Exercise: Extract each line of the material that follows exactly and omit its pictures.

___

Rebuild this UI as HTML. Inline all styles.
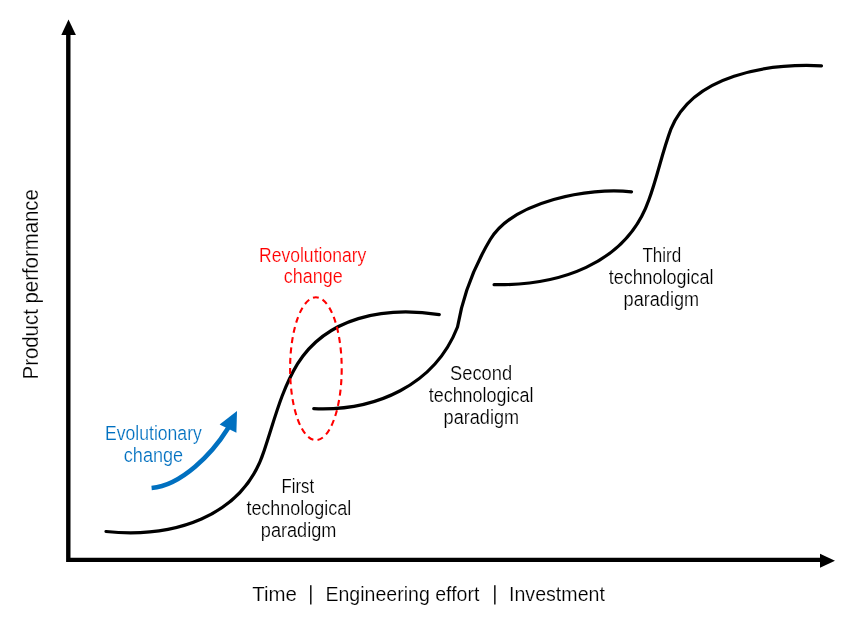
<!DOCTYPE html>
<html><head><meta charset="utf-8">
<style>
html,body{margin:0;padding:0;background:#fff;width:855px;height:625px;overflow:hidden}
svg{display:block;will-change:transform}
text{font-family:"Liberation Sans",sans-serif}
</style></head>
<body>
<svg width="855" height="625" viewBox="0 0 855 625">
<rect width="855" height="625" fill="#fff"/>
<!-- axes -->
<path d="M68.3,33 L68.3,559.9 L821,559.9" fill="none" stroke="#000" stroke-width="4.4" stroke-linejoin="miter"/>
<path d="M68.5,19.5 L61.3,35.1 L75.9,35.1 Z" fill="#000"/>
<path d="M835,560.8 L820,553.8 L820,567.8 Z" fill="#000"/>
<!-- curves -->
<g fill="none" stroke="#000" stroke-width="3.2" stroke-linecap="round">
<path d="M106.0,531.5 C171.2,538.1 242.6,518.4 264.2,450.5 C274.5,420.1 280.9,391.5 297.5,363.9 C326.7,317.4 383.3,306.1 439.3,314.6"/>
<path d="M313.7,408.7 C375.4,411.4 434.7,385.4 457.5,327.0 C462.7,296.5 473.2,268.1 490.4,239.3 C513.7,201.3 588.9,186.9 631.5,191.9"/>
<path d="M494.1,284.6 C556.2,285.8 625.9,265.6 648.9,199.8 C657.3,177.1 662.1,152.6 670.9,129.1 C692.7,74.8 767.3,63.3 821.5,65.8"/>
</g>
<!-- ellipse -->
<ellipse cx="315.9" cy="368.7" rx="25.8" ry="71.4" fill="none" stroke="#f00" stroke-width="2.1" stroke-dasharray="6,4.35" stroke-dashoffset="10.05"/>
<!-- blue arrow -->
<path d="M151.6,488 C181.5,485.3 212.3,453.5 227.5,429 L230.1,424.8" fill="none" stroke="#0070C0" stroke-width="4.6" stroke-linecap="butt"/>
<path d="M237,411.1 L219.6,424.5 L236.4,432.8 Z" fill="#0070C0"/>
<!-- labels -->
<g stroke="#fff" stroke-width="0.2">
<text x="281.54" y="492.8" font-size="19.5" fill="#000" textLength="32.52" lengthAdjust="spacingAndGlyphs">First</text>
<text x="246.4" y="515.3" font-size="19.5" fill="#000" textLength="104.76" lengthAdjust="spacingAndGlyphs">technological</text>
<text x="260.8" y="536.9" font-size="19.5" fill="#000" textLength="75.58" lengthAdjust="spacingAndGlyphs">paradigm</text>
<text x="450.0" y="379.6" font-size="19.5" fill="#000" textLength="62.13" lengthAdjust="spacingAndGlyphs">Second</text>
<text x="428.7" y="402.1" font-size="19.5" fill="#000" textLength="104.76" lengthAdjust="spacingAndGlyphs">technological</text>
<text x="443.6" y="424.2" font-size="19.5" fill="#000" textLength="75.48" lengthAdjust="spacingAndGlyphs">paradigm</text>
<text x="642.4" y="261.6" font-size="19.5" fill="#000" textLength="38.88" lengthAdjust="spacingAndGlyphs">Third</text>
<text x="608.7" y="283.7" font-size="19.5" fill="#000" textLength="104.76" lengthAdjust="spacingAndGlyphs">technological</text>
<text x="623.6" y="305.7" font-size="19.5" fill="#000" textLength="75.48" lengthAdjust="spacingAndGlyphs">paradigm</text>
<text x="105.0" y="440.0" font-size="19.5" fill="#0070C0" textLength="96.78" lengthAdjust="spacingAndGlyphs">Evolutionary</text>
<text x="123.8" y="462.3" font-size="19.5" fill="#0070C0" textLength="59.39" lengthAdjust="spacingAndGlyphs">change</text>
<text x="259.0" y="262.0" font-size="19.5" fill="#f00" textLength="107.31" lengthAdjust="spacingAndGlyphs">Revolutionary</text>
<text x="283.8" y="283.3" font-size="19.5" fill="#f00" textLength="58.89" lengthAdjust="spacingAndGlyphs">change</text>
<text x="252.2" y="600.8" font-size="21.1" fill="#000" textLength="44.69" lengthAdjust="spacingAndGlyphs">Time</text>
<text x="325.47" y="600.8" font-size="21.1" fill="#000" textLength="153.93" lengthAdjust="spacingAndGlyphs">Engineering effort</text>
<text x="508.97" y="600.8" font-size="21.1" fill="#000" textLength="95.97" lengthAdjust="spacingAndGlyphs">Investment</text>
<text transform="translate(37.8,378.5) rotate(-90)" x="-0.94" y="0" font-size="21.7" fill="#000" textLength="190.32" lengthAdjust="spacingAndGlyphs">Product performance</text>
<rect x="310.1" y="585.2" width="1.4" height="19.3" fill="#000" stroke="none"/>
<rect x="494.15" y="585.2" width="1.4" height="19.3" fill="#000" stroke="none"/>
</g>
</svg>
</body></html>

___

Result:
Rebuild this UI as HTML. Inline all styles.
<!DOCTYPE html>
<html><head><meta charset="utf-8">
<style>
html,body{margin:0;padding:0;background:#fff;width:855px;height:625px;overflow:hidden}
svg{display:block;will-change:transform}
text{font-family:"Liberation Sans",sans-serif}
</style></head>
<body>
<svg width="855" height="625" viewBox="0 0 855 625">
<rect width="855" height="625" fill="#fff"/>
<!-- axes -->
<path d="M68.3,33 L68.3,559.9 L821,559.9" fill="none" stroke="#000" stroke-width="4.4" stroke-linejoin="miter"/>
<path d="M68.5,19.5 L61.3,35.1 L75.9,35.1 Z" fill="#000"/>
<path d="M835,560.8 L820,553.8 L820,567.8 Z" fill="#000"/>
<!-- curves -->
<g fill="none" stroke="#000" stroke-width="3.2" stroke-linecap="round">
<path d="M106.0,531.5 C171.2,538.1 242.6,518.4 264.2,450.5 C274.5,420.1 280.9,391.5 297.5,363.9 C326.7,317.4 383.3,306.1 439.3,314.6"/>
<path d="M313.7,408.7 C375.4,411.4 434.7,385.4 457.5,327.0 C462.7,296.5 473.2,268.1 490.4,239.3 C513.7,201.3 588.9,186.9 631.5,191.9"/>
<path d="M494.1,284.6 C556.2,285.8 625.9,265.6 648.9,199.8 C657.3,177.1 662.1,152.6 670.9,129.1 C692.7,74.8 767.3,63.3 821.5,65.8"/>
</g>
<!-- ellipse -->
<ellipse cx="315.9" cy="368.7" rx="25.8" ry="71.4" fill="none" stroke="#f00" stroke-width="2.1" stroke-dasharray="6,4.35" stroke-dashoffset="10.05"/>
<!-- blue arrow -->
<path d="M151.6,488 C181.5,485.3 212.3,453.5 227.5,429 L230.1,424.8" fill="none" stroke="#0070C0" stroke-width="4.6" stroke-linecap="butt"/>
<path d="M237,411.1 L219.6,424.5 L236.4,432.8 Z" fill="#0070C0"/>
<!-- labels -->
<g stroke="#fff" stroke-width="0.2">
<text x="281.54" y="492.8" font-size="19.5" fill="#000" textLength="32.52" lengthAdjust="spacingAndGlyphs">First</text>
<text x="246.4" y="515.3" font-size="19.5" fill="#000" textLength="104.76" lengthAdjust="spacingAndGlyphs">technological</text>
<text x="260.8" y="536.9" font-size="19.5" fill="#000" textLength="75.58" lengthAdjust="spacingAndGlyphs">paradigm</text>
<text x="450.0" y="379.6" font-size="19.5" fill="#000" textLength="62.13" lengthAdjust="spacingAndGlyphs">Second</text>
<text x="428.7" y="402.1" font-size="19.5" fill="#000" textLength="104.76" lengthAdjust="spacingAndGlyphs">technological</text>
<text x="443.6" y="424.2" font-size="19.5" fill="#000" textLength="75.48" lengthAdjust="spacingAndGlyphs">paradigm</text>
<text x="642.4" y="261.6" font-size="19.5" fill="#000" textLength="38.88" lengthAdjust="spacingAndGlyphs">Third</text>
<text x="608.7" y="283.7" font-size="19.5" fill="#000" textLength="104.76" lengthAdjust="spacingAndGlyphs">technological</text>
<text x="623.6" y="305.7" font-size="19.5" fill="#000" textLength="75.48" lengthAdjust="spacingAndGlyphs">paradigm</text>
<text x="105.0" y="440.0" font-size="19.5" fill="#0070C0" textLength="96.78" lengthAdjust="spacingAndGlyphs">Evolutionary</text>
<text x="123.8" y="462.3" font-size="19.5" fill="#0070C0" textLength="59.39" lengthAdjust="spacingAndGlyphs">change</text>
<text x="259.0" y="262.0" font-size="19.5" fill="#f00" textLength="107.31" lengthAdjust="spacingAndGlyphs">Revolutionary</text>
<text x="283.8" y="283.3" font-size="19.5" fill="#f00" textLength="58.89" lengthAdjust="spacingAndGlyphs">change</text>
<text x="252.2" y="600.8" font-size="21.1" fill="#000" textLength="44.69" lengthAdjust="spacingAndGlyphs">Time</text>
<text x="325.47" y="600.8" font-size="21.1" fill="#000" textLength="153.93" lengthAdjust="spacingAndGlyphs">Engineering effort</text>
<text x="508.97" y="600.8" font-size="21.1" fill="#000" textLength="95.97" lengthAdjust="spacingAndGlyphs">Investment</text>
<text transform="translate(37.8,378.5) rotate(-90)" x="-0.94" y="0" font-size="21.7" fill="#000" textLength="190.32" lengthAdjust="spacingAndGlyphs">Product performance</text>
<rect x="310.1" y="585.2" width="1.4" height="19.3" fill="#000" stroke="none"/>
<rect x="494.15" y="585.2" width="1.4" height="19.3" fill="#000" stroke="none"/>
</g>
</svg>
</body></html>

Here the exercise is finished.